What is a cocoa seal?
A cocoa seal is part of a sustainability program or certification program for cocoa. A cocoa seal on the packaging identifies products in which part or all of the cocoa used is certified. Depending on the system, either the cocoa physically contained in the product is traceable back to the farm, or the amount of certified cocoa required by the cocoa seal is allocated by means of certificates. Cocoa commitment takes a middle path: The journey of the raw cocoa is completely traceable, from the farms to the KRÜGER GROUP’s own cocoa-processing factory in Germany. In the production of semifinished cocoa products such as cocoa powder, cocoa butter, and cocoa mass, raw cocoa from various sources is mixed.

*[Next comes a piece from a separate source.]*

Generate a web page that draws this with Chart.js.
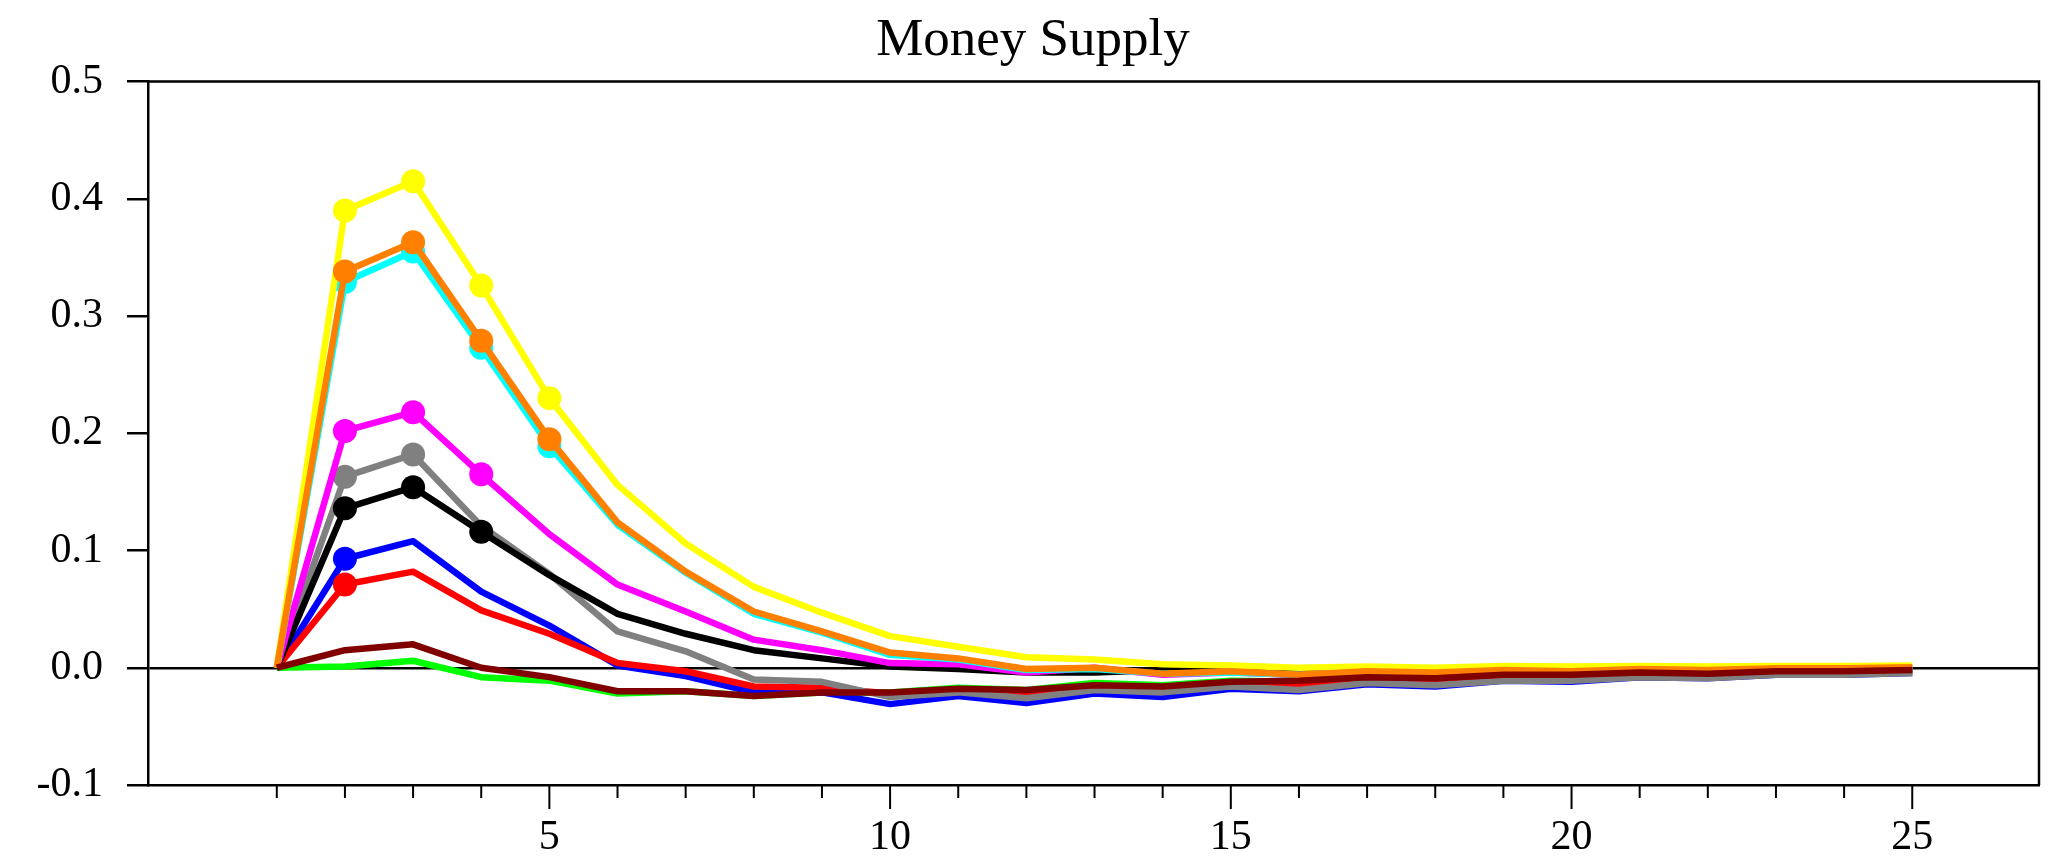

Important and well-known certification programs for cocoa include, for example, the Rainforest Alliance and Fairtrade. Cocoa commitment cocoa is always certified in accordance with either the Rainforest Alliance or Fairtrade, but is also subject to cocoa commitment’s own additional program criteria. As a seal exclusively for cocoa, cocoa commitment is specifically dedicated and fully attuned to the challenges of cocoa farming, with a focus on West African growing countries. With experts on-site, additional locally coordinated measures can be implemented even on short notice.
Products that bear the cocoa commitment seal are manufactured in part with cocoa grown from the cocoa commitment sustainability program. The cocoa from the program is certified by the Rainforest Alliance or Fairtrade, and additionally fulfills the sustainability measures of cocoa commitment.

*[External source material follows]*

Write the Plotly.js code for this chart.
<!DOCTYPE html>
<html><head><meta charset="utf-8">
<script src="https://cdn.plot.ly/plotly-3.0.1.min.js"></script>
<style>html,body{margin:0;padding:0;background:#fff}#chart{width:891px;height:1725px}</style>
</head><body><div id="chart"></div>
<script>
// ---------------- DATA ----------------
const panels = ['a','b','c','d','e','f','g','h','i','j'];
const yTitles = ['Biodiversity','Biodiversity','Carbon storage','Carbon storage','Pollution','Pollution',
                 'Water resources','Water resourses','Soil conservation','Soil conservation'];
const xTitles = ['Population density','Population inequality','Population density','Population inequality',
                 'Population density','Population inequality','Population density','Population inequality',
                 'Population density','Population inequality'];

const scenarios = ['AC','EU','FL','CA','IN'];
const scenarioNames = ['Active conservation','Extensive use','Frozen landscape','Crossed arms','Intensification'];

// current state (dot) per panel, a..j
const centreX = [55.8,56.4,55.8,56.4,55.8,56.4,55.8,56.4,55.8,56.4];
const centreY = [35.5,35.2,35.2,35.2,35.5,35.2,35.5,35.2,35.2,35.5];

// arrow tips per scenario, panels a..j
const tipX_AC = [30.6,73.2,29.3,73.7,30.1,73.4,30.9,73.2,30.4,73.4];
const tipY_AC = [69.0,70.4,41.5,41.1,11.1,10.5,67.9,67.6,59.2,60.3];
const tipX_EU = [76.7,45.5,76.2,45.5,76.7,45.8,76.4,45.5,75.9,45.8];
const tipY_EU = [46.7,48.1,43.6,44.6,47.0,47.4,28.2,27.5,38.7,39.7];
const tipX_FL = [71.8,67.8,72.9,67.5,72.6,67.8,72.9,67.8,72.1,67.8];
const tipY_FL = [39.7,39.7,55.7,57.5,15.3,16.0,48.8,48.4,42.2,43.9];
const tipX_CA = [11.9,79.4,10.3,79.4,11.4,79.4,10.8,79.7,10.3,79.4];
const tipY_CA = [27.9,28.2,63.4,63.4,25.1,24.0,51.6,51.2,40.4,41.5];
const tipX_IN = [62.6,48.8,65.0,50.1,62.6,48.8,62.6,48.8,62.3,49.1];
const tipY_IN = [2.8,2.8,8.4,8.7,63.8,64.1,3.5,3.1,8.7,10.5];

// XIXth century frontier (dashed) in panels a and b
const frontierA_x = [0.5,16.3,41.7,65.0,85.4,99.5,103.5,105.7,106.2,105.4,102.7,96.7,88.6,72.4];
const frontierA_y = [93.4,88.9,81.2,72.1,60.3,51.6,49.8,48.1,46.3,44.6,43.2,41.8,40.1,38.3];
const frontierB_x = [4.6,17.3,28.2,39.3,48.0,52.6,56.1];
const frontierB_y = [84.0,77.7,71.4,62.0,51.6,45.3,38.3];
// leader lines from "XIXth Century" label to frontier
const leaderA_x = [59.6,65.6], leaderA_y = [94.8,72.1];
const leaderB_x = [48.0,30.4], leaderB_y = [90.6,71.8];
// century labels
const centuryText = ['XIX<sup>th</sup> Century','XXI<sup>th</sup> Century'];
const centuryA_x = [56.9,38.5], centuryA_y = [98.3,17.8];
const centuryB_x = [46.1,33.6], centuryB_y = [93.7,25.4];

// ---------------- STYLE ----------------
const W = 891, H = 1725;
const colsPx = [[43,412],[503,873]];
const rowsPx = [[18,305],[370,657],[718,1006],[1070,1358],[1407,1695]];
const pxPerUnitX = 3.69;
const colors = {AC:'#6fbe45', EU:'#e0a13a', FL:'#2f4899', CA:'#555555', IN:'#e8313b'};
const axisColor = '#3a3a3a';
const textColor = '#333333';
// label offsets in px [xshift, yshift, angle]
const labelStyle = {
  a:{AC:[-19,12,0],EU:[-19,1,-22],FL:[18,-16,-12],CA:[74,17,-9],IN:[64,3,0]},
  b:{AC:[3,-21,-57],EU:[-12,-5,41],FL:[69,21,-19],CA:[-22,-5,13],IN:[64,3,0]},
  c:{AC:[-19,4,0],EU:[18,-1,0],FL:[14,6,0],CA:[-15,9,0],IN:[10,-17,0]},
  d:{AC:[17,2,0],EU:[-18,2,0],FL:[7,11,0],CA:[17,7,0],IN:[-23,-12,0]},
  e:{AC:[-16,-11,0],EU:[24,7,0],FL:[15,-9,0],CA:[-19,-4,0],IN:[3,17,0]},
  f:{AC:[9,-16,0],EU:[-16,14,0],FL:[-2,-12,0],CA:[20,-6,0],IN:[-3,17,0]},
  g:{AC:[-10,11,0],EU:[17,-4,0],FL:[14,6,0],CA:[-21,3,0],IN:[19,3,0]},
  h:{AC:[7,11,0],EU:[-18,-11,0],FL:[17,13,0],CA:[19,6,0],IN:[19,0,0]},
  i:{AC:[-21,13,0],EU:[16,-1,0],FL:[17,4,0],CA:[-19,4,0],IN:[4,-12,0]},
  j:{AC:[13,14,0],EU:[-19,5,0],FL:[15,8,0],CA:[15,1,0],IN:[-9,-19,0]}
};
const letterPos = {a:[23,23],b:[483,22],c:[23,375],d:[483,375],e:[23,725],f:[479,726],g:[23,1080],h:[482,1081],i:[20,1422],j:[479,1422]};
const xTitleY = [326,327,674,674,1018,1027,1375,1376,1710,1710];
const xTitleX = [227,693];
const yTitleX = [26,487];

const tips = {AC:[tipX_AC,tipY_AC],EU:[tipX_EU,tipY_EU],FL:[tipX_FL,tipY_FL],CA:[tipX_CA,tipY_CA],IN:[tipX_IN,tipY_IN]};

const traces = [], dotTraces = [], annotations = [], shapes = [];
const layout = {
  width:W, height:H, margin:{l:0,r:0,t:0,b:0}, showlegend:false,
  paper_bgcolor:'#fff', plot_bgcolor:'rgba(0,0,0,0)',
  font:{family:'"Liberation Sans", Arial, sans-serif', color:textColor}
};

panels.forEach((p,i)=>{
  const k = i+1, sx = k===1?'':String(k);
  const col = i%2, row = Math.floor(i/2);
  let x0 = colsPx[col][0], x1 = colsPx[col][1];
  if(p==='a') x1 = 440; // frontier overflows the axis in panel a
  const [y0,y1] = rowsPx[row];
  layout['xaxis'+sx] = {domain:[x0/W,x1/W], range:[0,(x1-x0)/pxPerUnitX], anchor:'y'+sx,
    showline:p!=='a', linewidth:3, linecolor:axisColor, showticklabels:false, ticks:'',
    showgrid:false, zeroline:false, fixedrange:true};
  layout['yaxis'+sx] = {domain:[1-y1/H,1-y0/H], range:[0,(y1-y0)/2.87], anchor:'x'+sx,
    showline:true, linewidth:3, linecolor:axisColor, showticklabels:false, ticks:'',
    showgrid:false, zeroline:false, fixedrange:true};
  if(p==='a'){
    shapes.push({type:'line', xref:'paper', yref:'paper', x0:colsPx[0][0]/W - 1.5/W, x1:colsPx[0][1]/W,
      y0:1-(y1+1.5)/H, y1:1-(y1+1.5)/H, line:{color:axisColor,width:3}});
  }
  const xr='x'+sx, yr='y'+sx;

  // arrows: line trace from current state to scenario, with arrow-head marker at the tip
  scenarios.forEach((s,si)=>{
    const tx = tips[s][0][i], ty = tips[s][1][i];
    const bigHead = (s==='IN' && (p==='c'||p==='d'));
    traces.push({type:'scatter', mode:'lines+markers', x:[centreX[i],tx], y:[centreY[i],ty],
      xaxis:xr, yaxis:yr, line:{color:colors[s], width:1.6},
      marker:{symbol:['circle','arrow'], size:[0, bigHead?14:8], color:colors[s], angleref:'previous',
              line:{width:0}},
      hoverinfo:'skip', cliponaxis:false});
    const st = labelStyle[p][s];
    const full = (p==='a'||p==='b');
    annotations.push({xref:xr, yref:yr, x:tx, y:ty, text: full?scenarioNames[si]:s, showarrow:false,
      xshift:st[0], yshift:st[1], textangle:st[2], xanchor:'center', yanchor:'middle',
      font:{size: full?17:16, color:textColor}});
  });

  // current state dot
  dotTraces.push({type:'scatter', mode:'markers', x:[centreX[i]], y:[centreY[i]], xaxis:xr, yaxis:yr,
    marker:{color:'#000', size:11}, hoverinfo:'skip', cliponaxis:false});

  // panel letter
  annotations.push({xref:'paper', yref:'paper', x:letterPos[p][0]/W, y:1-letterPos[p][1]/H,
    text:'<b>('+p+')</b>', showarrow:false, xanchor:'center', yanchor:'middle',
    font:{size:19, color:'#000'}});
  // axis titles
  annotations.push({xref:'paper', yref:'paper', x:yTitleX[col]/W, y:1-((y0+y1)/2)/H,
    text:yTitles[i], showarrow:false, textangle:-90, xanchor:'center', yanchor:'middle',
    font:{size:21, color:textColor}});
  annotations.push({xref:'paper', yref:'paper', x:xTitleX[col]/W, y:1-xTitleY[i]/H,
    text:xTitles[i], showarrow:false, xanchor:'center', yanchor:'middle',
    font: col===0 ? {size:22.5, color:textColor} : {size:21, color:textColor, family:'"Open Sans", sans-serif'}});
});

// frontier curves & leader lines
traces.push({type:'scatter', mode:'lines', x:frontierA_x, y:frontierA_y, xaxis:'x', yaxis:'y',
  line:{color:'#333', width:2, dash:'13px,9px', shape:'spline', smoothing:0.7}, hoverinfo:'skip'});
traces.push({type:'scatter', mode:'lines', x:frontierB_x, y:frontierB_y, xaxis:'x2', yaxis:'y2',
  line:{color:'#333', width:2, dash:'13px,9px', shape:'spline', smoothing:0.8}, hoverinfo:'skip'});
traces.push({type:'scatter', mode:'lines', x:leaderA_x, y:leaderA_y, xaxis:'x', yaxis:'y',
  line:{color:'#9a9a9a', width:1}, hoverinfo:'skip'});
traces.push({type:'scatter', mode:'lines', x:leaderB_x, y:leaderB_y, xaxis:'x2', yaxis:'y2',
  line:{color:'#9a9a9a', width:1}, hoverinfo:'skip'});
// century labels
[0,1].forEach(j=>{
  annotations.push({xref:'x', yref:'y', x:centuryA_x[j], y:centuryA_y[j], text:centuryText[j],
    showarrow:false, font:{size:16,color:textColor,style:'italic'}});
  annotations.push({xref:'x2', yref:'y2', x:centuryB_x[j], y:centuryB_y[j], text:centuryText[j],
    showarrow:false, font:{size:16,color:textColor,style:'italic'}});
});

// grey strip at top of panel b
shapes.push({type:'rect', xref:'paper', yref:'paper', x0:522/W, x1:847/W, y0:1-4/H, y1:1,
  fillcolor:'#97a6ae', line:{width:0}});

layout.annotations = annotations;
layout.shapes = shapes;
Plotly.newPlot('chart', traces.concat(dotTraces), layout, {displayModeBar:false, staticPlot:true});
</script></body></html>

What does sustainable cocoa farming mean?
Sustainable cocoa farming means that the cocoa is cultivated in a manner that is ecologically sound and doesn’t exploit the growers. Sustainability programs such as the Rainforest Alliance and Fairtrade exist to ensure this. Their basic programs differ in criteria such as their requirements, monitoring, and auditing instruments, or in their purchasing-price agreements.
Cocoa commitment builds on these programs in order to promote and monitor sustainable cocoa farming and increase demand for sustainable cocoa through the development of further criteria and measures.

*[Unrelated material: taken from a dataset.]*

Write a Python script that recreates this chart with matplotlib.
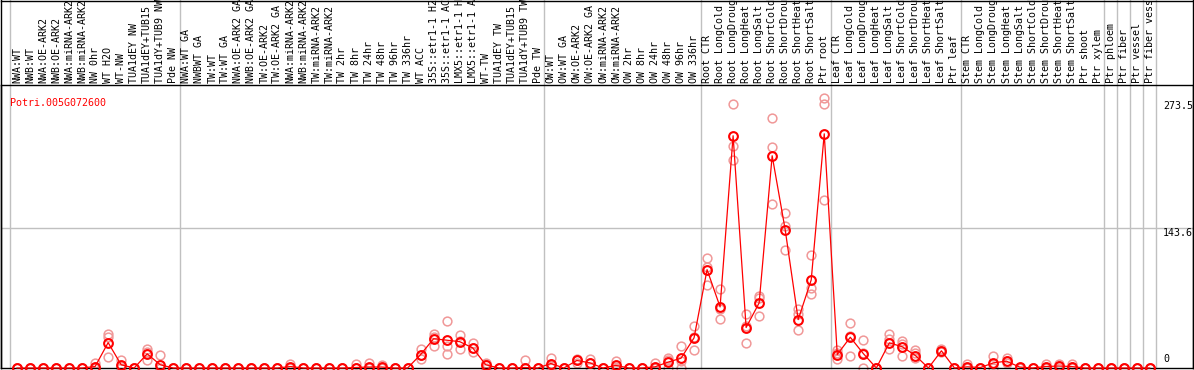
import matplotlib
matplotlib.use("Agg")
import matplotlib.pyplot as plt
from matplotlib.lines import Line2D

# sample labels (column order, left to right)
labels = ["NWA:WT", "NWB:WT", "NWA:OE-ARK2", "NWB:OE-ARK2", "NWA:miRNA-ARK2", "NWB:miRNA-ARK2",
          "NW 0hr", "WT H2O", "WT-NW", "TUA1dEY NW", "TUA1dEY+TUB15", "TUA1dY+TUB9 NW", "Pde NW",
          "NWA:WT GA", "NWBWT GA", "TW:WT", "TW:WT GA", "NWA:OE-ARK2 GA", "NWB:OE-ARK2 GA",
          "TW:OE-ARK2", "TW:OE-ARK2 GA", "NWA:miRNA-ARK2", "NWB:miRNA-ARK2", "TW:miRNA-ARK2",
          "TW:miRNA-ARK2", "TW 2hr", "TW 8hr", "TW 24hr", "TW 48hr", "TW 96hr", "TW 336hr",
          "WT ACC", "35S::etr1-1 H2O", "35S::etr1-1 ACC", "LMX5::etr1-1 H2O", "LMX5::etr1-1 ACC",
          "WT-TW", "TUA1dEY TW", "TUA1dEY+TUB15", "TUA1dY+TUB9 TW", "Pde TW",
          "OW:WT", "OW:WT GA", "OW:OE-ARK2", "OW:OE-ARK2 GA", "OW:miRNA-ARK2", "OW:miRNA-ARK2",
          "OW 2hr", "OW 8hr", "OW 24hr", "OW 48hr", "OW 96hr", "OW 336hr",
          "Root CTR", "Root LongCold", "Root LongDrought", "Root LongHeat", "Root LongSalt",
          "Root ShortCold", "Root ShortDrought", "Root ShortHeat", "Root ShortSalt", "Ptr root",
          "Leaf CTR", "Leaf LongCold", "Leaf LongDrought", "Leaf LongHeat", "Leaf LongSalt",
          "Leaf ShortCold", "Leaf ShortDrought", "Leaf ShortHeat", "Leaf ShortSalt", "Ptr leaf",
          "Stem CTR", "Stem LongCold", "Stem LongDrought", "Stem LongHeat", "Stem LongSalt",
          "Stem ShortCold", "Stem ShortDrought", "Stem ShortHeat", "Stem ShortSalt",
          "Ptr shoot", "Ptr xylem", "Ptr phloem", "Ptr fiber", "Ptr vessel", "Ptr fiber vessel"]

# mean expression per column
means = [0, 0, 0, 0, 0, 0, 1.5, 26, 3.3, 0, 14.5, 3.3, 0,
         0, 0, 0, 0, 0, 0, 0, 0, 1.5, 0, 0, 0, 0, 0.5, 1, 1, 0, 0,
         13.8, 30, 28.5, 27, 20.6, 3.3, 0, 0, 0.5, 0,
         4.6, 0, 7.7, 5.3, 0, 2.6, 0, 0, 1.2, 6, 10, 30.9,
         100.8, 62.6, 238, 41.5, 66.7, 217.5, 141.8, 49.6, 90.3, 240,
         13.8, 31.5, 14.8, 0, 25.8, 21.7, 12.8, 0, 17.6, 0,
         1.2, 0.5, 5.3, 7, 1, 0, 1.5, 2, 1.5, 0,
         0, 0, 0, 0, 0]

# replicate values (only non-zero columns listed, others are all zero)
reps = {6: [5, 0, 0], 7: [35, 32, 11.5], 8: [7.7, 2, 0], 10: [19, 16.6, 7.7], 11: [13, 0, 0],
        21: [4, 0.5, 0], 26: [4.5, 0, 0], 27: [5, 0, 0], 28: [3, 0, 0],
        31: [19, 13, 9.4], 32: [35, 32, 23], 33: [48, 23, 14.8], 34: [33.6, 28, 19.6],
        35: [26, 20, 16.5], 36: [5.3, 4, 0.5], 39: [8.7, 0, 0], 41: [10.4, 3, 0.5],
        43: [9.7, 8, 5], 44: [9.7, 5, 1], 46: [7, 1, 0], 49: [5.3, 0, 0], 50: [10.4, 8.5, 0],
        51: [23, 7, 0], 52: [42.8, 32, 18], 53: [112.8, 104, 85.5], 54: [81, 60, 50],
        55: [271, 227.7, 212.7], 56: [55.5, 42.8, 25.8], 57: [74, 72, 53],
        58: [256, 226.7, 167.6], 59: [158.8, 146, 121], 60: [60, 55, 39.4],
        61: [115.5, 82, 76], 62: [276.6, 270.7, 172.5], 63: [18.2, 15, 9.4],
        64: [46, 33, 12.8], 65: [29, 15, 0], 67: [35.3, 30, 19.6], 68: [27.4, 25, 12.8],
        69: [18.2, 15, 10], 71: [19.6, 17, 16], 73: [3.6, 0, 0], 75: [12, 4, 0],
        76: [10, 7, 5], 79: [4.3, 0, 0], 80: [4, 2, 0], 81: [4, 1, 0]}

# group separators (after these column indices)
separators = [-1, 12, 40, 52, 62, 72, 83, 84, 85, 86, 87]
ytick_vals = [273.5, 143.6]
gene = "Potri.005G072600"

W, H = 1194, 370
fig = plt.figure(figsize=(W / 100, H / 100), dpi=100)
ax = fig.add_axes([0.5 / W, 2 / H, 1192.5 / W, 283 / H])

x0, dx = 17, 13.02
ax.set_xlim((0.5 - x0) / dx, (1193 - x0) / dx)
ax.set_ylim(0, 290)

mono = "DejaVu Sans Mono"
grey = "#c0c0c0"

# separators run through the header too
for s in separators:
    ax.plot([s + 0.5, s + 0.5], [0, 1.30], color=grey, lw=1.0,
            transform=ax.get_xaxis_transform(), clip_on=False, zorder=1)
ax.axhline(143.6, color=grey, lw=1.0, zorder=1)

# replicates
for i in range(len(labels)):
    vals = reps.get(i, [0, 0, 0])
    ax.plot([i] * len(vals), vals, "o", ms=6.3, mfc="none", mec="#f09898", mew=1.1,
            clip_on=False, zorder=2)

xs = list(range(len(labels)))
ax.plot(xs, means, "-", color="red", lw=0.9, zorder=3, clip_on=False)
ax.plot(xs, means, "o", ms=6.3, mfc="none", mec="red", mew=1.5, zorder=4, clip_on=False)

# sample labels above the plot
for i, lab in enumerate(labels):
    ax.text(i, 1.0 + 2 / 283, lab, rotation=90, ha="center", va="bottom",
            fontsize=7.2, family=mono, transform=ax.get_xaxis_transform(), clip_on=False)

for v in ytick_vals:
    ax.text((1163 - x0) / dx, v, f"{v}", ha="left", va="top", fontsize=7.2, family=mono)
ax.text((1163 - x0) / dx, 4, "0", ha="left", va="bottom", fontsize=7.2, family=mono)

ax.text((10 - x0) / dx, 272, gene, color="red", ha="left", va="center",
        fontsize=7.2, family=mono)

ax.set_xticks([])
ax.set_yticks([])
for sp in ax.spines.values():
    sp.set_color("black")
    sp.set_linewidth(1.0)

# outer frame of header area
fig.add_artist(Line2D([0.5 / W, 1193 / W], [1 - 0.5 / H, 1 - 0.5 / H], color="black", lw=1.0))
fig.add_artist(Line2D([1193 / W, 1193 / W], [2 / H, 1], color="black", lw=1.0))
fig.add_artist(Line2D([0.5 / W, 0.5 / W], [2 / H, 1], color="black", lw=1.0))

fig.savefig("out.png", dpi=100, facecolor="white")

What is Good Agricultural Practice (GAP)?
Good Agricultural Practice (GAP) is the term used to describe the regional standards in agriculture, based on current knowledge of ecology and economics, that responsible farmers apply. For cocoa, this means using quality plants, selecting and planting the appropriate shade plants, maintaining and improving soil fertility, controlling weeds and pests in an environmentally friendly manner, and restoring cultivated land to a good condition after the harvest. The farmers are taught about these topics. This includes the transfer of knowledge on cultivation methods in order to be prepared for the effects of climate change.
Are there rainforest protection projects that promote sustainable cocoa farming?
A rainforest protection project primarily promotes the protection of remaining rainforests. However, this topic involves much more, such as the question: How can lands that have lost their rainforests and primeval forests through clear-cutting be restored? A good sustainability program for cocoa farming is therefore complex and generally includes rainforest protection: it supports farmers in achieving success within their existing growing areas, thereby protecting the rainforest. As part of cocoa commitment, even existing cocoa cultivation areas are being reforested, that is, converted from monoculture farming to sustainable agroforestry. This makes the farmland richer in nutrients and thus more fertile, which leads to increased biodiversity and farm productivity. Cocoa commitment promotes the reforestation of abandoned farmland as well—areas that hardly anyone is interested in. Cocoa is grown for extended periods on land that was once primeval forest, until the soil is depleted. The land is then abandoned. But instead of a full, healthy forest, all that grows here is scrub, which lacks biodiversity and climate resilience. Cocoa commitment supports reforestation programs for such forgotten areas that are neither used for agriculture nor located in nature reserves.
How are cocoa beans processed?
Many processing steps are necessary in turning cocoa beans into cocoa butter and cocoa powder.
- The cocoa beans are delivered.
- They are pre-cleaned to remove foreign material such as small stones.
- The beans are broken and the resulting cocoa nibs are removed from the shell and then sterilized and alkalized. Alkalizing is necessary for cocoa powder production, as it gives the cocoa powder its typical color and a milder taste.
- The cocoa nibs are roasted, lending them their characteristic, subtle cocoa aroma.
- They are then ground into cocoa mass.
- The cocoa mass is put in tanks for storage.
- For the final cocoa powder product, a portion of the cocoa butter is separated from the cocoa mass. This produces an oil cake, which is then ground into cocoa powder. Depending on the residual cocoa butter content, the cocoa powder is designated as, for example, lightly or heavily de-oiled.
- After the grinding process, the cocoa powder is stabilized and packaged.
- The remaining cocoa butter is filtered and deodorized. It provides the basis for chocolate and other products.